What you need to do -> Begin with the first line of the material and write out each line exactly, ending with the line that contains "const edges = d3.scaleLinear().domain([0, 2]).range(x.range())". Pictures are not part of the copy.

───── Data extract ─────

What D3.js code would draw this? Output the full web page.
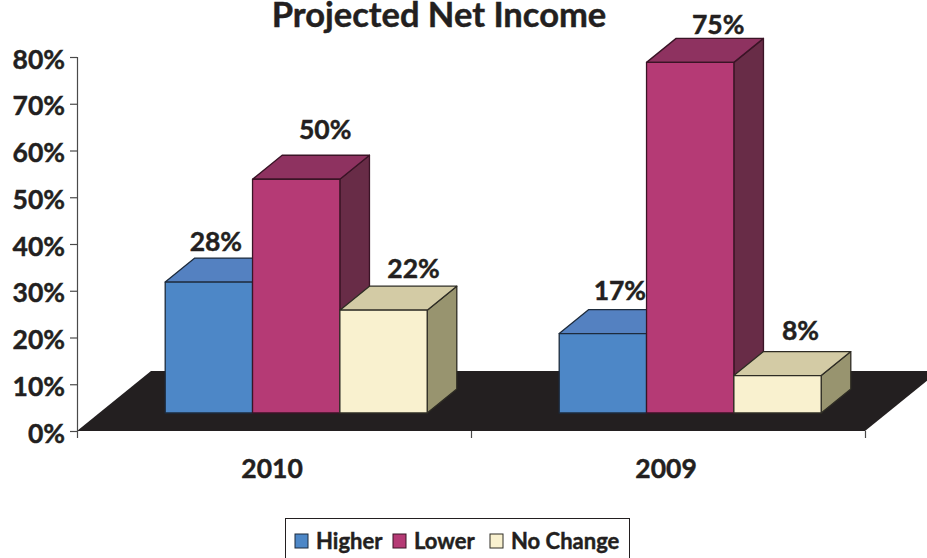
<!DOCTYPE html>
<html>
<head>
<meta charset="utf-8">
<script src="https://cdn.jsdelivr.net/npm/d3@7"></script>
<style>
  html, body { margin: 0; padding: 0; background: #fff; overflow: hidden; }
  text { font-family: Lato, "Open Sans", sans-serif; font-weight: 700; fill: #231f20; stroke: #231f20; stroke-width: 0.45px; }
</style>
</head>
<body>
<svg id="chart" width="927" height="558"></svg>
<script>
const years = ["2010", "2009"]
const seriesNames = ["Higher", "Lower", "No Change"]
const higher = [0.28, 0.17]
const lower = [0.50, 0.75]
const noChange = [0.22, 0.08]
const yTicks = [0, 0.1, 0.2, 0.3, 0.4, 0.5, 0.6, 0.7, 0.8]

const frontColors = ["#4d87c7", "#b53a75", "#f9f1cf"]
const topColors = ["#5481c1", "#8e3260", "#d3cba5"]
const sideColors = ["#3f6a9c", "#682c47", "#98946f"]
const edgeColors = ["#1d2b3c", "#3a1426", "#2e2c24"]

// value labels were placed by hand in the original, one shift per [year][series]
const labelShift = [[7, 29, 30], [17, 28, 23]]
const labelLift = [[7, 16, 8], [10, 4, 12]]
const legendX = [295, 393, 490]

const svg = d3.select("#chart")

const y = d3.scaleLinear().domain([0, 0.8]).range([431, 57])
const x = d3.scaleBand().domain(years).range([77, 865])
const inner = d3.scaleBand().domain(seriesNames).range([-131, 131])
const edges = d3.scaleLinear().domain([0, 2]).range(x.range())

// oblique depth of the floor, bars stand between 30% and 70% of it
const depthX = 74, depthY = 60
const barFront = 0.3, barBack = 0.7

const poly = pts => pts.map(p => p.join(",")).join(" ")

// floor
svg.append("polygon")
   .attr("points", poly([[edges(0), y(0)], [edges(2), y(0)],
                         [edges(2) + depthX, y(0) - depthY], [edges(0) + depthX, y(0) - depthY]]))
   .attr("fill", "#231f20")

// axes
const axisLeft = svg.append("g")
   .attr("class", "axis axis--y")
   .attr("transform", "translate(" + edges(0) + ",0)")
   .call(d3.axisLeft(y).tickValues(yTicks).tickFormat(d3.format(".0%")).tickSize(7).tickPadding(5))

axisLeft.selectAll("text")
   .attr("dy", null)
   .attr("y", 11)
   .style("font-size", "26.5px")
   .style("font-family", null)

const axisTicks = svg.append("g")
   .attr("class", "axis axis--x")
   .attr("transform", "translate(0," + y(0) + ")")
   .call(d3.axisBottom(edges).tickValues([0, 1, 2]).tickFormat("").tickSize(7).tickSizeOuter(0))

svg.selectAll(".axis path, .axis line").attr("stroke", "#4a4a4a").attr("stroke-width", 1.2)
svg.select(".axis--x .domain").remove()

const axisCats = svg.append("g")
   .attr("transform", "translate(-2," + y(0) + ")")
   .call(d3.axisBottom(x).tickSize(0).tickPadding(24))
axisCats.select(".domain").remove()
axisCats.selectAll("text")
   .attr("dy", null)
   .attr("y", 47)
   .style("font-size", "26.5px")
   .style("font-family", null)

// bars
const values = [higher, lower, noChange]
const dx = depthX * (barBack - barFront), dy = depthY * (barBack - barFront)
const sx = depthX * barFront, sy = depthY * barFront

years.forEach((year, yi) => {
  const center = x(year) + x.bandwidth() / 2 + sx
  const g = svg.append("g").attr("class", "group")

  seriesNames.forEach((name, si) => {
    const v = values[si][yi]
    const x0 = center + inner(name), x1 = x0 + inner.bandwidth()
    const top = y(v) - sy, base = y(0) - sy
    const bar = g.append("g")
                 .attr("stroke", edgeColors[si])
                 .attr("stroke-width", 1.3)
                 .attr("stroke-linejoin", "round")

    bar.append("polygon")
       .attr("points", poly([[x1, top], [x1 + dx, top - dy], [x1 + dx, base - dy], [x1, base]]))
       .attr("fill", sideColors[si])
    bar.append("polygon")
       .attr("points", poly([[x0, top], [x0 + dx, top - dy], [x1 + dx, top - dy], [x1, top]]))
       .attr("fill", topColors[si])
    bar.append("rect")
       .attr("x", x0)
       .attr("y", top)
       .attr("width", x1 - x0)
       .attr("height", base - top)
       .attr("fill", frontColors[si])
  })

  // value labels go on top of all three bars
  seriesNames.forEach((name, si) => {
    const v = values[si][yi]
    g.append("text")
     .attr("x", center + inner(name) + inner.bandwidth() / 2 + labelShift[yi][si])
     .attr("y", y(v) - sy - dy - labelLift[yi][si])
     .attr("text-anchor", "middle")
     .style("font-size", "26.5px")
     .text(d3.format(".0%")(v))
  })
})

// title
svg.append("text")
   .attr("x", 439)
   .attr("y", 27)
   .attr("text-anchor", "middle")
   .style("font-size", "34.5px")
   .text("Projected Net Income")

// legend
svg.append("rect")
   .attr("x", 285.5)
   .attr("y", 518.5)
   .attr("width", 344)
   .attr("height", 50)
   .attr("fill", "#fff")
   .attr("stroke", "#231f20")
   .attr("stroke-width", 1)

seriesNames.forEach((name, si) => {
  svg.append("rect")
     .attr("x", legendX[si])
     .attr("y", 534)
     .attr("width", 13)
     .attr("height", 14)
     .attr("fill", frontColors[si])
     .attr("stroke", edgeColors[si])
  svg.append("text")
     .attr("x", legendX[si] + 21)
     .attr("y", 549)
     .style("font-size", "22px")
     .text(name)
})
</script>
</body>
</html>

─────

Result for this exercise ->
What D3.js code would draw this? Output the full web page.
<!DOCTYPE html>
<html>
<head>
<meta charset="utf-8">
<script src="https://cdn.jsdelivr.net/npm/d3@7"></script>
<style>
  html, body { margin: 0; padding: 0; background: #fff; overflow: hidden; }
  text { font-family: Lato, "Open Sans", sans-serif; font-weight: 700; fill: #231f20; stroke: #231f20; stroke-width: 0.45px; }
</style>
</head>
<body>
<svg id="chart" width="927" height="558"></svg>
<script>
const years = ["2010", "2009"]
const seriesNames = ["Higher", "Lower", "No Change"]
const higher = [0.28, 0.17]
const lower = [0.50, 0.75]
const noChange = [0.22, 0.08]
const yTicks = [0, 0.1, 0.2, 0.3, 0.4, 0.5, 0.6, 0.7, 0.8]

const frontColors = ["#4d87c7", "#b53a75", "#f9f1cf"]
const topColors = ["#5481c1", "#8e3260", "#d3cba5"]
const sideColors = ["#3f6a9c", "#682c47", "#98946f"]
const edgeColors = ["#1d2b3c", "#3a1426", "#2e2c24"]

// value labels were placed by hand in the original, one shift per [year][series]
const labelShift = [[7, 29, 30], [17, 28, 23]]
const labelLift = [[7, 16, 8], [10, 4, 12]]
const legendX = [295, 393, 490]

const svg = d3.select("#chart")

const y = d3.scaleLinear().domain([0, 0.8]).range([431, 57])
const x = d3.scaleBand().domain(years).range([77, 865])
const inner = d3.scaleBand().domain(seriesNames).range([-131, 131])
const edges = d3.scaleLinear().domain([0, 2]).range(x.range())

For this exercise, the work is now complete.